### Task to carry out
Show every line that has the string "this" in it.
******
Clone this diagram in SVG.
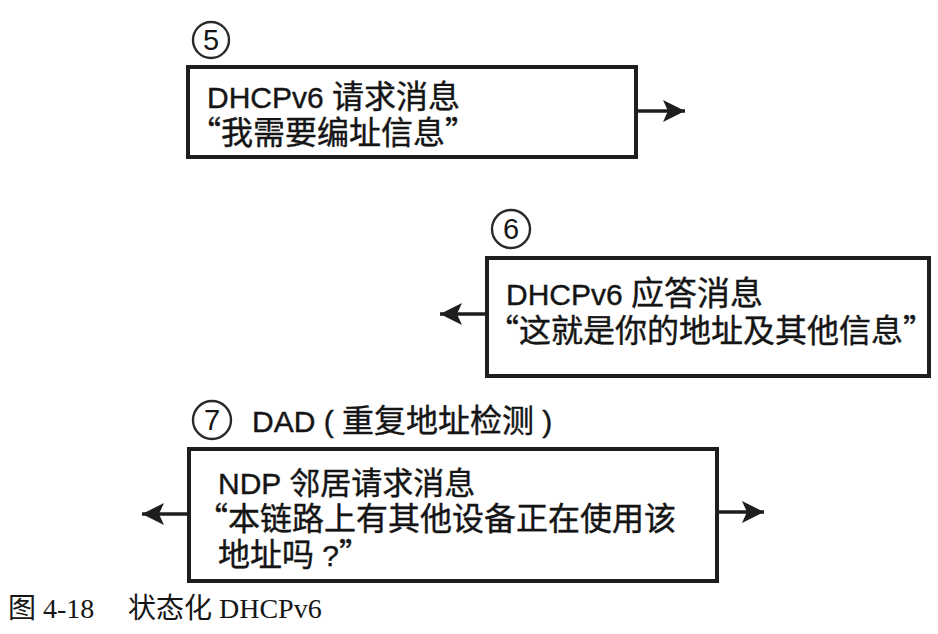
<svg xmlns="http://www.w3.org/2000/svg" width="938" height="634" viewBox="0 0 938 634">
<style>
.box{fill:#fff;stroke:#1e1e1e;stroke-width:4}
.num{fill:none;stroke:#2a2a2a;stroke-width:2.4}
.t{font-family:"Liberation Sans","Noto Sans CJK SC",sans-serif;font-size:30px;fill:#151515;stroke:#151515;stroke-width:0.4}
.c{font-family:"Noto Sans CJK SC",sans-serif;font-size:32px}
.n{font-family:"Liberation Sans",sans-serif;font-size:29px;fill:#151515;text-anchor:middle}
.cap{font-family:"Liberation Serif","Noto Sans CJK SC",serif;font-size:28px;fill:#151515}
.arr{stroke:#1e1e1e;stroke-width:3.5;fill:none}
</style>
<defs>
<marker id="ah" markerUnits="userSpaceOnUse" markerWidth="24" markerHeight="22" refX="22" refY="11" orient="auto">
<path d="M0,0 L22,11 L0,22 L5,11 Z" fill="#1e1e1e"/>
</marker>
</defs>
<rect width="938" height="634" fill="#fff"/>
<g id="connectors">
<line class="arr" x1="636" y1="111" x2="685" y2="111" marker-end="url(#ah)"/>
<line class="arr" x1="487" y1="314" x2="440" y2="314" marker-end="url(#ah)"/>
<line class="arr" x1="189" y1="514" x2="142" y2="514" marker-end="url(#ah)"/>
<line class="arr" x1="717" y1="512" x2="764" y2="512" marker-end="url(#ah)"/>
</g>
<g id="step5">
<circle class="num" cx="211" cy="40" r="18"/>
<text class="n" x="211" y="50">5</text>
<rect class="box" x="188" y="67" width="448" height="90"/>
<text class="t" x="207" y="108">DHCPv6 <tspan class="c">请求消息</tspan></text>
<text class="t" x="189" y="144"><tspan class="c">“我需要编址信息”</tspan></text>
</g>
<g id="step6">
<circle class="num" cx="511" cy="229" r="19"/>
<text class="n" x="511" y="239">6</text>
<rect class="box" x="487" y="258" width="442" height="118"/>
<text class="t" x="506" y="305">DHCPv6 <tspan class="c" style="font-size:33px">应答消息</tspan></text>
<text class="t" x="487" y="342"><tspan class="c">“这就是你的地址及其他信息”</tspan></text>
</g>
<g id="step7">
<circle class="num" cx="212" cy="420" r="19"/>
<text class="n" x="212" y="430">7</text>
<text class="t" x="252" y="432">DAD ( <tspan class="c">重复地址检测</tspan> )</text>
<rect class="box" x="189" y="449" width="528" height="132"/>
<text class="t" x="218" y="494">NDP <tspan class="c" style="font-size:31px">邻居请求消息</tspan></text>
<text class="t" x="196" y="530"><tspan class="c">“本链路上有其他设备正在使用该</tspan></text>
<text class="t" x="218" y="566"><tspan class="c">地址吗</tspan> ?<tspan class="c">”</tspan></text>
</g>
<g id="caption">
<text class="cap" x="8" y="618">图 4-18</text>
<text class="cap" x="128" y="618">状态化 DHCPv6</text>
</g>
</svg>
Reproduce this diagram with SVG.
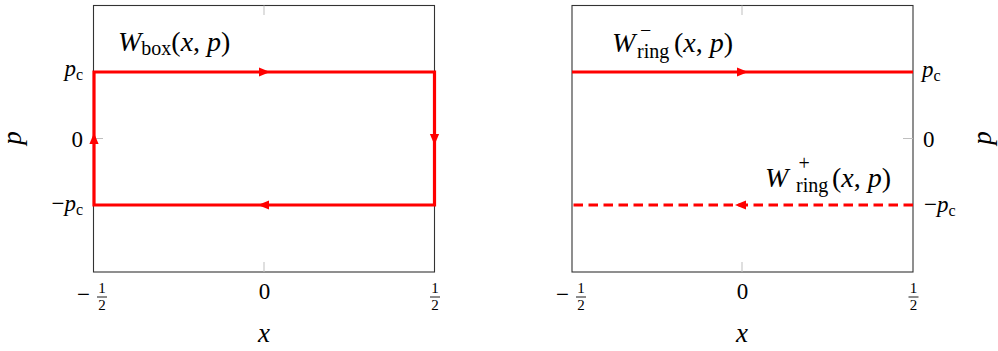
<svg xmlns="http://www.w3.org/2000/svg" width="998" height="351" viewBox="0 0 998 351">
<defs>
<style>
.frame{fill:none;stroke:#333333;stroke-width:1.1}
.tick{stroke:#bfbfbf;stroke-width:1}
.red{fill:none;stroke:#ff0000;stroke-width:3.2;stroke-linejoin:miter}
.bar{stroke:#000000;stroke-width:0.9}
</style>
<path id="ah" d="M6,0 L-5,-4.6 L-5,4.6 Z" fill="#ff0000"/>
</defs>
<rect x="0" y="0" width="998" height="351" fill="#ffffff"/>

<g id="left-plot">
  <g id="left-axes">
    <rect class="frame" x="93.5" y="5.5" width="341" height="266.5"/>
    <line class="tick" x1="264" y1="5.5" x2="264" y2="15"/>
    <line class="tick" x1="264" y1="262" x2="264" y2="272"/>
    <line class="tick" x1="93.5" y1="138.5" x2="103" y2="138.5"/>
  </g>
  <g id="left-yticks">
    <text font-family="Liberation Serif" font-size="23" x="83" y="76" text-anchor="end"><tspan font-style="italic">p</tspan><tspan font-size="16" dy="4">c</tspan></text>
    <text font-family="Liberation Serif" font-size="23" x="83" y="147" text-anchor="end">0</text>
    <text font-family="Liberation Serif" font-size="23" x="83" y="211" text-anchor="end">&#8722;<tspan font-style="italic">p</tspan><tspan font-size="16" dy="4">c</tspan></text>
  </g>
  <g id="left-xticks">
    <text font-family="Liberation Serif" font-size="23" x="77" y="302">&#8722;</text>
    <text font-family="Liberation Serif" font-size="15" x="102" y="293" text-anchor="middle">1</text>
    <line class="bar" x1="97" y1="297" x2="107" y2="297"/>
    <text font-family="Liberation Serif" font-size="15" x="102" y="310" text-anchor="middle">2</text>
    <text font-family="Liberation Serif" font-size="23" x="264.5" y="299" text-anchor="middle">0</text>
    <text font-family="Liberation Serif" font-size="15" x="435" y="293" text-anchor="middle">1</text>
    <line class="bar" x1="430" y1="297" x2="440" y2="297"/>
    <text font-family="Liberation Serif" font-size="15" x="435" y="310" text-anchor="middle">2</text>
  </g>
  <text font-family="Liberation Serif" font-size="27" font-style="italic" x="264" y="342" text-anchor="middle">x</text>
  <text font-family="Liberation Serif" font-size="27" font-style="italic" transform="translate(21,138) rotate(-90)" text-anchor="middle">p</text>
  <g id="label-wbox">
    <text font-family="Liberation Serif" font-size="28" x="118" y="51"><tspan font-style="italic">W</tspan><tspan font-size="20" dy="4">box</tspan><tspan dy="-4">(</tspan><tspan font-style="italic">x</tspan>, <tspan font-style="italic">p</tspan>)</text>
  </g>
</g>

<g id="right-plot">
  <g id="right-axes">
    <rect class="frame" x="572" y="5.5" width="341" height="266.5"/>
    <line class="tick" x1="742" y1="5.5" x2="742" y2="15"/>
    <line class="tick" x1="742" y1="262" x2="742" y2="272"/>
    <line class="tick" x1="903" y1="138.5" x2="913" y2="138.5"/>
  </g>
  <g id="right-yticks">
    <text font-family="Liberation Serif" font-size="23" x="922" y="77"><tspan font-style="italic">p</tspan><tspan font-size="16" dy="4">c</tspan></text>
    <text font-family="Liberation Serif" font-size="23" x="923" y="147">0</text>
    <text font-family="Liberation Serif" font-size="23" x="924" y="212">&#8722;<tspan font-style="italic">p</tspan><tspan font-size="16" dy="4">c</tspan></text>
  </g>
  <g id="right-xticks">
    <text font-family="Liberation Serif" font-size="23" x="556" y="302">&#8722;</text>
    <text font-family="Liberation Serif" font-size="15" x="581" y="293" text-anchor="middle">1</text>
    <line class="bar" x1="576" y1="297" x2="586" y2="297"/>
    <text font-family="Liberation Serif" font-size="15" x="581" y="310" text-anchor="middle">2</text>
    <text font-family="Liberation Serif" font-size="23" x="742.5" y="299" text-anchor="middle">0</text>
    <text font-family="Liberation Serif" font-size="15" x="913.5" y="293" text-anchor="middle">1</text>
    <line class="bar" x1="908.5" y1="297" x2="918.5" y2="297"/>
    <text font-family="Liberation Serif" font-size="15" x="913.5" y="310" text-anchor="middle">2</text>
  </g>
  <text font-family="Liberation Serif" font-size="27" font-style="italic" x="742" y="342" text-anchor="middle">x</text>
  <text font-family="Liberation Serif" font-size="27" font-style="italic" transform="translate(991,138) rotate(-90)" text-anchor="middle">p</text>
  <g id="label-wring-minus">
    <text font-family="Liberation Serif" font-size="28" x="612" y="52"><tspan font-style="italic">W</tspan><tspan font-size="20" x="640" y="37">&#8722;</tspan><tspan font-size="20" x="637" y="58">ring</tspan><tspan x="674" y="52">(</tspan><tspan font-style="italic">x</tspan>, <tspan font-style="italic">p</tspan>)</text>
  </g>
  <g id="label-wring-plus">
    <text font-family="Liberation Serif" font-size="28" x="765" y="187"><tspan font-style="italic">W</tspan><tspan font-size="20" x="798.5" y="170">+</tspan><tspan font-size="20" x="796" y="192">ring</tspan><tspan x="832" y="187">(</tspan><tspan font-style="italic">x</tspan>, <tspan font-style="italic">p</tspan>)</text>
  </g>
</g>

<g id="connectors">
  <path id="box-path" class="red" d="M94,205 L94,72 L434.5,72 L434.5,205 Z"/>
  <path id="ring-minus" class="red" d="M572,72 L913,72"/>
  <path id="ring-plus" class="red" d="M913,205 L573,205" stroke-dasharray="9.5 5.5"/>
  <use href="#ah" transform="translate(264,72)"/>
  <use href="#ah" transform="translate(434.5,139) rotate(90)"/>
  <use href="#ah" transform="translate(264,205) rotate(180)"/>
  <use href="#ah" transform="translate(94,139) rotate(-90)"/>
  <use href="#ah" transform="translate(742,72)"/>
  <use href="#ah" transform="translate(741,205) rotate(180)"/>
</g>
</svg>
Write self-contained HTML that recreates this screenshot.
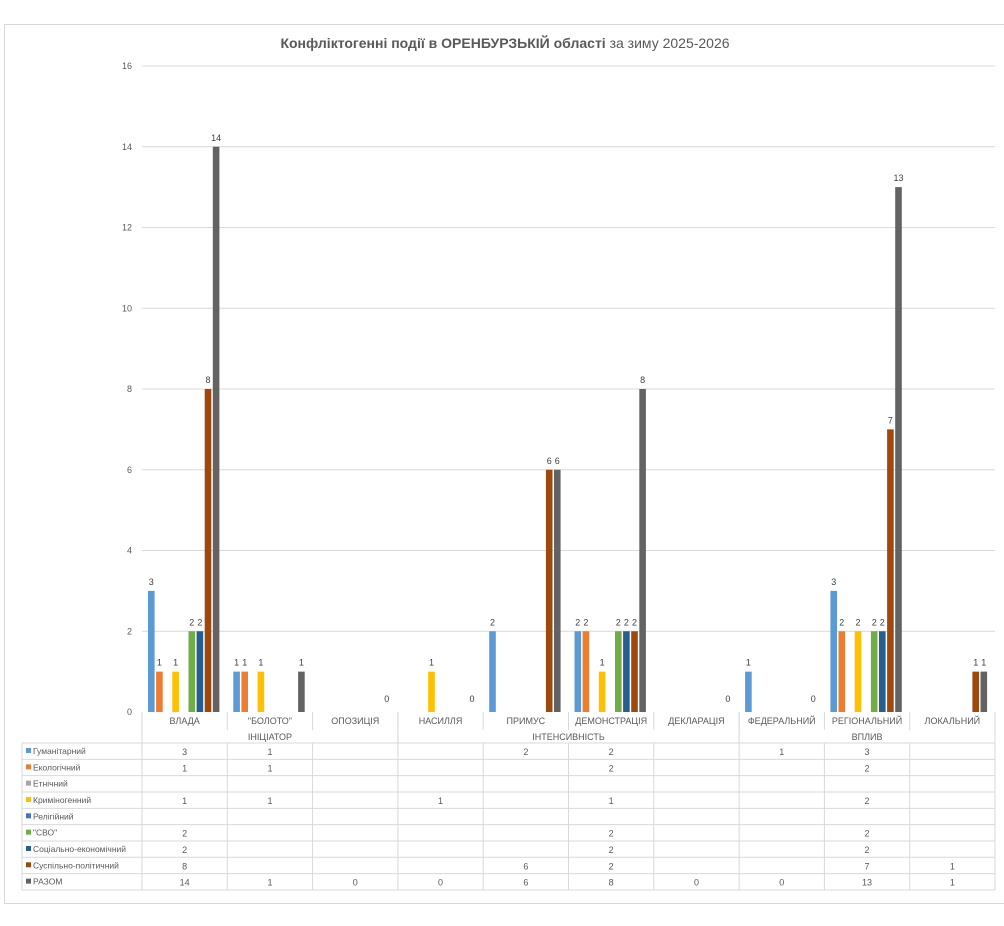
******
### Exercise result
Clone this diagram in SVG.
Reproduce this diagram with SVG.
Write self-contained HTML that recreates this screenshot.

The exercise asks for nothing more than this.